Flood maps are based on set levels of rainfall, that is ‘x’ mm of rain will likely raise river levels by ‘y’.

“But exactly where that is and how much rain falls is an unknown until it’s fallen, so our predictions are inexact, and therefore our planning is similarly incomplete,” Meg continues.

“The smaller rivers can rise very quickly and unpredictably, so we kept an eye on them too. 

“We were fortunate that they didn’t also flood in the same way they have in recent years, so that we could focus on the Derwent and the elements that go with it, the simultaneous combination of heavy rains and high tides.

“And the Derwent river system is hugely capable. It’s handled much worse than we saw here in September.” 

 

NEW NORFOLK POLICE STATION BECOMES FLOOD FORWARD COMMAND POST

It’s been a while, though.

As August became September, the New Norfolk Police Station took the lead role. It’s now the official Police Forward Command Post.

And it’s here, through a hybrid of Teams online meetings and in-person encounters that officers from Tasmania Police, Derwent Valley Council and State Emergency Service – along with senior people from the Bureau of Meteorology – talk through the emerging issues over many hours and accumulated days.

TasWater, Hydro Tasmania and TasNetworks join as needed.

The job is to create a detailed picture of what is happening, and where, so that priorities can be set and crews in a variety of uniforms dispatched.

Those in SES’s high-vis orange, alone, number 18.

Emergency evacuation centres are quickly established, one at the New Norfolk Sports Centre on Derwent Terrace and a second, in the Memorial Hall in the town centre.

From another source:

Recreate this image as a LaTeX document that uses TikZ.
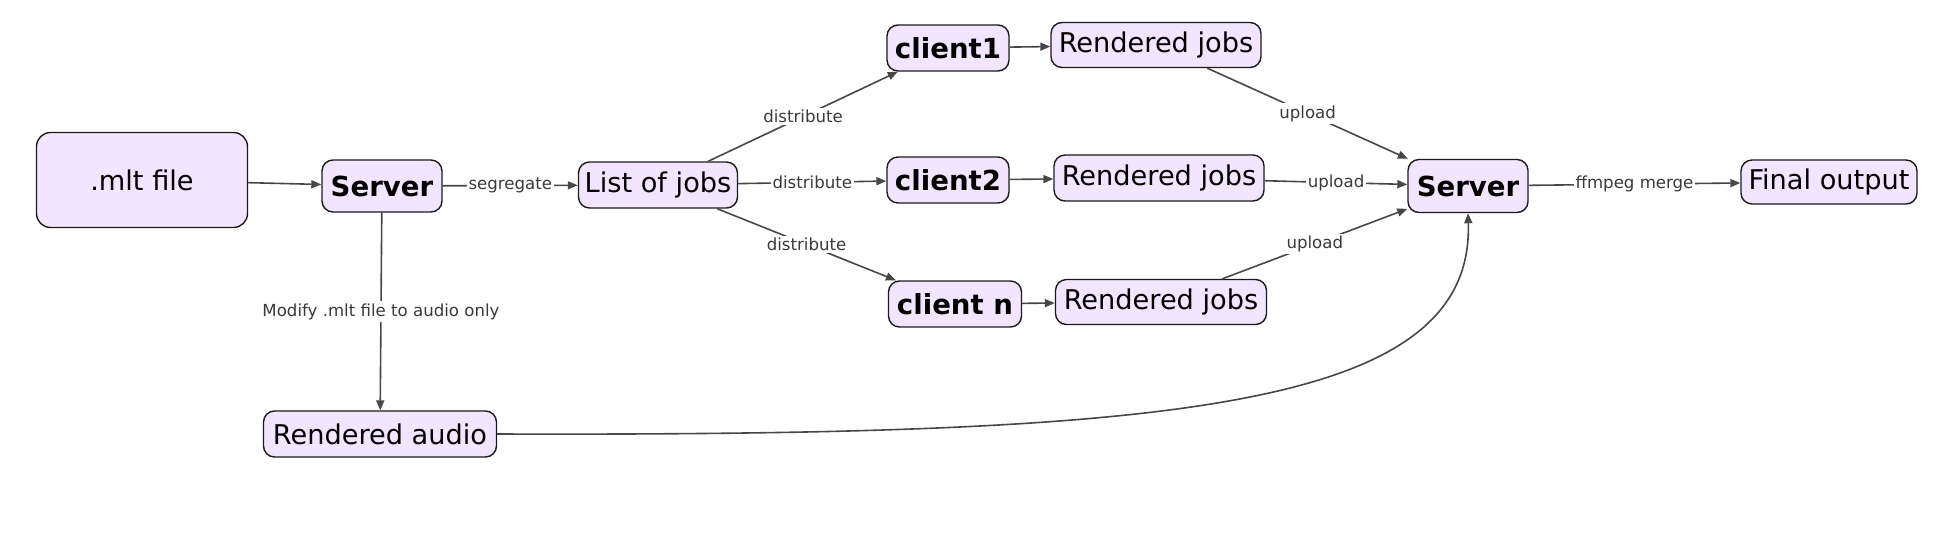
\documentclass[tikz,border=0pt]{standalone}
\usepackage{fontspec}
\setmainfont{DejaVu Sans}
\usetikzlibrary{arrows.meta}
\definecolor{nodefill}{HTML}{F2E5FF}
\definecolor{nodedraw}{HTML}{1A1A1A}
\definecolor{edgecol}{HTML}{474747}
\definecolor{labcol}{HTML}{3A3A3A}
\tikzset{
  box/.style={draw=nodedraw, fill=nodefill, line width=1.4pt, rounded corners=11pt,
    inner sep=0pt, align=center, font=\fontsize{27.2}{30}\selectfont},
  boldbox/.style={box, font=\fontsize{27.6}{30}\selectfont\bfseries},
  conn/.style={draw=edgecol, line width=1.6pt, -{Triangle[length=10pt,width=8pt]}},
  elab/.style={fill=white, text=labcol, inner sep=2pt, font=\fontsize{16.6}{18}\selectfont}
}
\begin{document}
\begin{tikzpicture}[x=1pt,y=-1pt]
\useasboundingbox (0,0) rectangle (1942,536);
\node[box, minimum width=211pt, minimum height=95pt, rounded corners=14pt] (mlt) at (142,180) {.mlt file};
\node[boldbox, minimum width=120pt, minimum height=52pt] (srv1) at (382,186) {Server};
\node[box, minimum width=159pt, minimum height=46pt] (list) at (658,185) {List of jobs};
\node[boldbox, minimum width=122pt, minimum height=46pt] (c1) at (948,48) {client1};
\node[boldbox, minimum width=122pt, minimum height=46pt] (c2) at (948,180) {client2};
\node[boldbox, minimum width=133pt, minimum height=46pt] (cn) at (955,304) {client n};
\node[box, minimum width=210pt, minimum height=45pt] (rj1) at (1156,45) {Rendered jobs};
\node[box, minimum width=210pt, minimum height=46pt] (rj2) at (1159,178) {Rendered jobs};
\node[box, minimum width=211pt, minimum height=45pt] (rj3) at (1161,302) {Rendered jobs};
\node[boldbox, minimum width=120pt, minimum height=53pt] (srv2) at (1468,186) {Server};
\node[box, minimum width=176pt, minimum height=44pt] (final) at (1829,182) {Final output};
\node[box, minimum width=233pt, minimum height=46pt] (audio) at (380,434) {Rendered audio};

\draw[conn] (mlt) -- (srv1);
\draw[conn] (srv1) -- node[elab] {segregate} (list);
\draw[conn] (srv1) -- node[elab] {Modify .mlt file to audio only} (audio);
\draw[conn] (list) -- node[elab] {distribute} (c1);
\draw[conn] (list) -- node[elab] {distribute} (c2);
\draw[conn] (list) -- node[elab] {distribute} (cn);
\draw[conn] (c1) -- (rj1);
\draw[conn] (c2) -- (rj2);
\draw[conn] (cn) -- (rj3);
\draw[conn] (rj1) -- node[elab] {upload} (srv2);
\draw[conn] (rj2) -- node[elab] {upload} (srv2);
\draw[conn] (rj3) -- node[elab] {upload} (srv2);
\draw[conn] (srv2) -- node[elab] {ffmpeg merge} (final);
\draw[conn] (audio.east) .. controls (1177,436) and (1474,409) .. (srv2.south);
\end{tikzpicture}
\end{document}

Sister councils, Kingborough, Hobart and Brighton, are backing that effort with a roster of their own staff ready to provide relief for Derwent Valley officers.

 

CARAVAN PARK EVACUATED

The 26 residents of the always-vulnerable New Norfolk Caravan Park – along with their goods, chattels and vehicles – have been evacuated to Boyer Oval.

 It was a job largely done in the dark of Friday night.

The evacuated caravan park

Over the weekend, Council maintenance crews, 8 to 10 staff, began moving through low-lying areas, setting road access controls, clearing debris and cutting up trees dropped by super-wet soils.

“By the Sunday, there were a lot of people doing long days,” says Meg, who herself is an SES volunteer (along with her husband) as well as working for Derwent Valley Council.

At 7 am on the Monday morning, Meg is already fully caffeinated – “the local baristas are the real heroes,” she laughs – and geared up to tackle the worst.

This is a woman who worked at Huon Valley Council during their last emergency, the fires of 2019. She’s ready.

Over at the Forward Command on Bathurst Street, a priority list is forming quickly.

Close attention is being paid to the flood gauge at Bushy Park, where the Derwent’s level is already two metres higher than normal, and rising.

That same water will be at the Esplanade – spilling over its edge, to be exact – in about 6 hours. Whatever needs to be done along the river, just below the town… that’s the timeframe.

Glenora Road is closed, under water at its usual spill points. It will need resurfacing for 150 metres of its length, and a contractor is quickly readied to arrive the next morning, first thing.

(The job is actually done and dusted by midday, Wednesday.)

 

LYELL HIGHWAY UNDER PRESSURE

The Lyell Highway beyond Hayes is a state government responsibility. Closed Monday morning, it’s under pressure (and will be soon down to one lane after being undermined on the Derwent side) and there’s concerns about Black Hills Road and how much traffic it might need to absorb.

With that data, the conversation refocusses on what else is going on now, and what the modelling says about what’s next. So it will be for the next 48 hours.

Come Wednesday, September 3, and the teams – Council largely in the lead – have moved into damage assessment.

The Caravan Park on the Esplanade, for a start, is going to need to months of work, infrastructure replaced, electrical distribution systems and outlets refitted.

That’s after the cleanup of ruined outdoor furniture and barbeques, pet kennels and potted plants, the fabric of human lives left behind just days before.

It’s time to start figuring out what Council needs to rebuild and replace, and what Nature will need to take care of.

There’ll be a lot of large dollar numbers and questions of how it all gets paid for.

That question will wait, at least for now.